Zelaya, o diabo e o bom Deus
O mundo assistiu um ato comum entre ditadores e monarcas do mundo moderno. Recordemos a cena: na embaixada brasileira de Honduras, o deposto Zelaya recebe, boca aberta, uma hóstia dada por sacerdote. O que é dito na foto? Deus estaria com Zelaya e não com os que o expulsaram do poder. Que um líder empreenda instrumentalizar o fato religioso, não é novidade. Basta a memória de Henrique IV, protestante que, para assumir o trono, abandonou sua crença. Na hora decisiva ele teria afirmado: “Paris vale a missa”. Para garantir o mando, a religião se define como um trampolim. A blasfêmia foi partilhada pelo dono da ordem civil e pela Igreja. A “conversão” tardia transforma um serviço divino em comédia. A peça terminou de maneira sangrenta, pois o ator foi assassinado por Ravaillac, fanático que agiu em nome do ser divino.
Napoleão, que supostamente herda as formas democráticas da Revolução Francesa, não abriu mão da comédia religiosa ao ser entronizado. Para deixar bem claro o papel subalterno da Igreja, ele arrancou das mãos pontifícias a coroa imperial e a colocou na própria cabeça. Humilhação para o Papa, antigo titular da plenitude de todos os poderes na defunta República Cristã. No século 20, tanto Mussolini quanto Hitler aproveitaram a vacilação eclesiástica e a busca vaticana de recuperar poderes, abençoando celerados. Depois tivemos os ditadores que usaram a Igreja para se legitimar: Franco (Cruzada do Cristo Rei), Salazar, Peron, Vargas e militares brasileiros.
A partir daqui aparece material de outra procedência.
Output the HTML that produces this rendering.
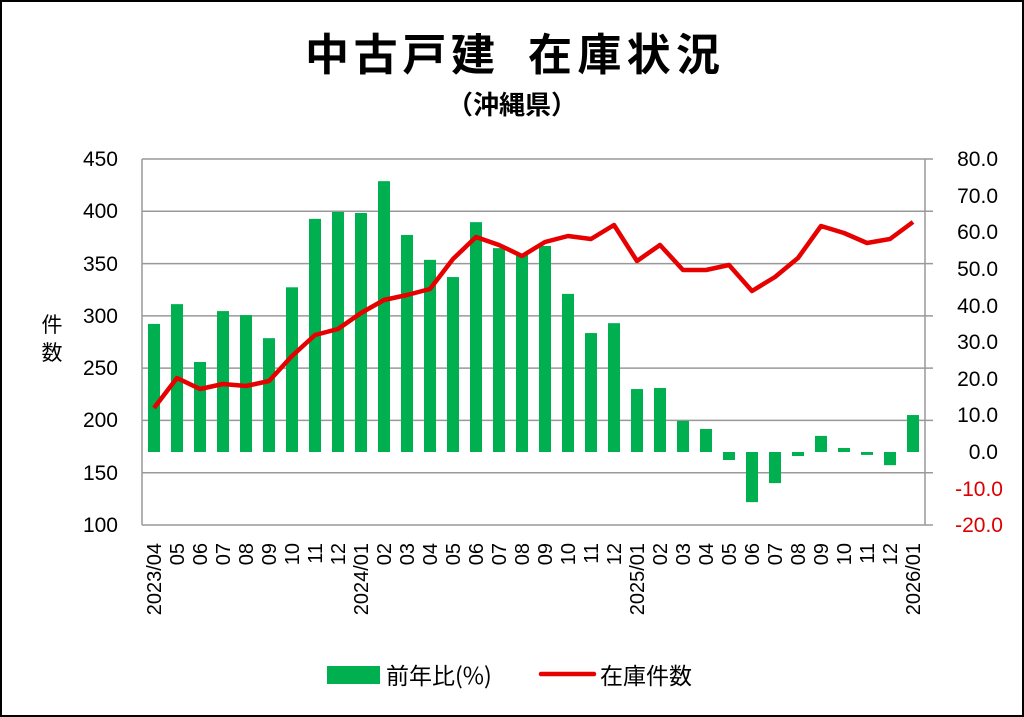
<!DOCTYPE html>
<html><head><meta charset="utf-8"><style>
html,body{margin:0;padding:0;background:#fff}
svg{display:block}
text{font-family:"Liberation Sans","Noto Sans CJK JP",sans-serif}
</style></head><body>
<svg width="1024" height="717" viewBox="0 0 1024 717" xmlns="http://www.w3.org/2000/svg">
<rect x="1" y="1" width="1022" height="715" fill="#fff" stroke="#000" stroke-width="2"/>
<text x="305" y="70" font-size="44" font-weight="bold" textLength="190" style="font-family:'Noto Sans CJK JP',sans-serif">中古戸建</text>
<text x="528" y="70" font-size="44" font-weight="bold" textLength="192" style="font-family:'Noto Sans CJK JP',sans-serif">在庫状況</text>
<text x="512" y="114" text-anchor="middle" font-size="26" font-weight="bold" style="font-family:'Noto Sans CJK JP',sans-serif">（沖縄県）</text>
<g stroke="#999" stroke-width="1.5">
<line x1="142" y1="159" x2="933" y2="159"/>
<line x1="142" y1="211.3" x2="933" y2="211.3"/>
<line x1="142" y1="263.6" x2="933" y2="263.6"/>
<line x1="142" y1="315.9" x2="933" y2="315.9"/>
<line x1="142" y1="368.1" x2="933" y2="368.1"/>
<line x1="142" y1="420.4" x2="933" y2="420.4"/>
<line x1="142" y1="472.7" x2="933" y2="472.7"/>
<line x1="142" y1="525" x2="933" y2="525"/>
<line x1="142" y1="159" x2="142" y2="525"/>
<line x1="925" y1="159" x2="925" y2="525"/>
</g>
<g font-size="21" text-anchor="end" fill="#000">
<text x="118" y="166">450</text><text x="118" y="218">400</text><text x="118" y="271">350</text><text x="118" y="323">300</text><text x="118" y="375">250</text><text x="118" y="427">200</text><text x="118" y="480">150</text><text x="118" y="532">100</text>
</g>
<g font-size="21" text-anchor="end" fill="#000">
<text x="998" y="166">80.0</text><text x="998" y="203">70.0</text><text x="998" y="239">60.0</text><text x="998" y="276">50.0</text><text x="998" y="313">40.0</text><text x="998" y="349">30.0</text><text x="998" y="386">20.0</text><text x="998" y="422">10.0</text><text x="998" y="459">0.0</text>
<text x="1003" y="496" fill="#d00">-10.0</text><text x="1003" y="532" fill="#d00">-20.0</text>
</g>
<text x="52" y="332" font-size="21" text-anchor="middle" style="font-family:'Noto Sans CJK JP',sans-serif">件</text>
<text x="52" y="360" font-size="21" text-anchor="middle" style="font-family:'Noto Sans CJK JP',sans-serif">数</text>
<g fill="#00b050" id="bars"></g>
<polyline id="line" fill="none" stroke="#e60000" stroke-width="4.5" stroke-linejoin="round"/>
<g id="xl" font-size="20"></g>
<rect x="327" y="666" width="53" height="18" fill="#00b050"/>
<text x="386" y="684" font-size="23" style="font-family:'Noto Sans CJK JP',sans-serif">前年比(%)</text>
<line x1="541" y1="674" x2="594" y2="674" stroke="#e60000" stroke-width="4.5" stroke-linecap="round"/>
<text x="600" y="684" font-size="23" style="font-family:'Noto Sans CJK JP',sans-serif">在庫件数</text>
</svg>
<script>
var b=[35,40.4,24.6,38.5,37.4,31.1,45,63.7,65.6,65.3,74,59.3,52.5,47.8,62.8,55.7,54,56.3,43.2,32.5,35.2,17.2,17.5,8.5,6.3,-2.2,-13.7,-8.5,-1.1,4.4,1.1,-0.8,-3.6,10.1];
var l=[408,378,389,384,386,381,356,335,329,313,300,295,289,259,237,245,256,242,236,239,225,261,245,270,270,265,291,277,258,226,233,243,239,222];
var lab=["2023/04","05","06","07","08","09","10","11","12","2024/01","02","03","04","05","06","07","08","09","10","11","12","2025/01","02","03","04","05","06","07","08","09","10","11","12","2026/01"];
var ns="http://www.w3.org/2000/svg",g=document.getElementById("bars"),xl=document.getElementById("xl"),pts=[];
for(var i=0;i<34;i++){var cx=154+i*23.0;var y0=452,y1=452-b[i]*3.66;
var r=document.createElementNS(ns,"rect");r.setAttribute("x",cx-6);r.setAttribute("width",12);r.setAttribute("y",Math.min(y0,y1));r.setAttribute("height",Math.abs(y1-y0));g.appendChild(r);
pts.push(cx+","+l[i]);
var t=document.createElementNS(ns,"text");t.setAttribute("transform","translate("+(cx+7)+",543) rotate(-90)");t.setAttribute("text-anchor","end");t.textContent=lab[i];xl.appendChild(t);}
document.getElementById("line").setAttribute("points",pts.join(" "));
</script>
</body></html>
Nada pior do que o encontro de João Paulo 2 e Pinochet. O fato é narrado por Berstein e Politi, na sua biografia do Sumo Pontífice. Quando o Papa e o ditador estavam na porta do último, surgiu uma senhora com a pele queimada pela tortura. O papa virou-lhe as costas e, abraçado ao algoz, entrou na casa de quem, parece, salvou a “civilização cristã e ocidental” com meios piores do que os inquisitoriais.
Essas recordações nos conduzem ao golpe (ou contragolpe) ocorrido em Honduras. Quando Zelaya, sem nenhum pudor, comunga “urbi et orbe”, com evidente instrumentalização do culto em proveito político, ele evidencia o quanto seu governo ou estilo de mando é ligado à pior tradição autoritária da modernidade. Quando se fala em golpe, vale citar o clássico livro de Gabriel Naudé, as Considerações Políticas sobre os Golpes de Estado (1640). Ali, o defensor do mando absoluto diz com evidência solar: “Nada ajuda mais os assuntos de um príncipe, do que a crença de sua união com Deus”. Esta é a divisa da Razão de Estado e dos regimes modernos e malditos. O governante deve mentir e dissimular quando se trata de convencer os dominados: “quem não sabe dissimular, não sabe governar” dizia o rei Luis 11, não por acaso apelidado “rei aranha”.
E por falar em Naudé, ele enuncia com clareza o que se passa nos golpes de Estado (ou contragolpes). Naqueles atos tudo se inverte “as matinas são ditas antes de serem anunciadas, a execução precede a sentença e tudo se faz (...) ao inverso. Um sujeito recebe o golpe, quando imaginava dá-lo”. Todos os golpes de Estado são ditos, pelos que os perpetram, contragolpes preventivos. Assim, os nazistas golpearam a República de Weimar porque, diziam eles, os comunistas dariam um golpe na Alemanha, à semelhança de 1917 na Rússia. A mesma desculpa é fornecida pelos citados Franco, Salazar, Peron, Vargas, militares e civis da “Redentora” em 1964.
Em Honduras não existe lobo mau nem Chapeuzinho Vermelho. Zelaya tentou dar um golpe e, como já avisara Naudé em 1640, recebeu um contragolpe. Quando ele ia com o milho golpista, os adversários apareceram com o angu de caroço de um regime difícil de ser definido. Fanáticos, como Ravaillac, enxergam Deus de um lado e de outro o Diabo. Mas esta é a comédia maniqueísta do poder, nada mais. Quem pensa com a própria cabeça conhece o truque de Zelaya e os recursos de seus oponentes. Os democratas não precisam, nem devem, preferir um ou outro, mas recusar os dois, meros irmãos gêmeos quando se trata de impor tiranias.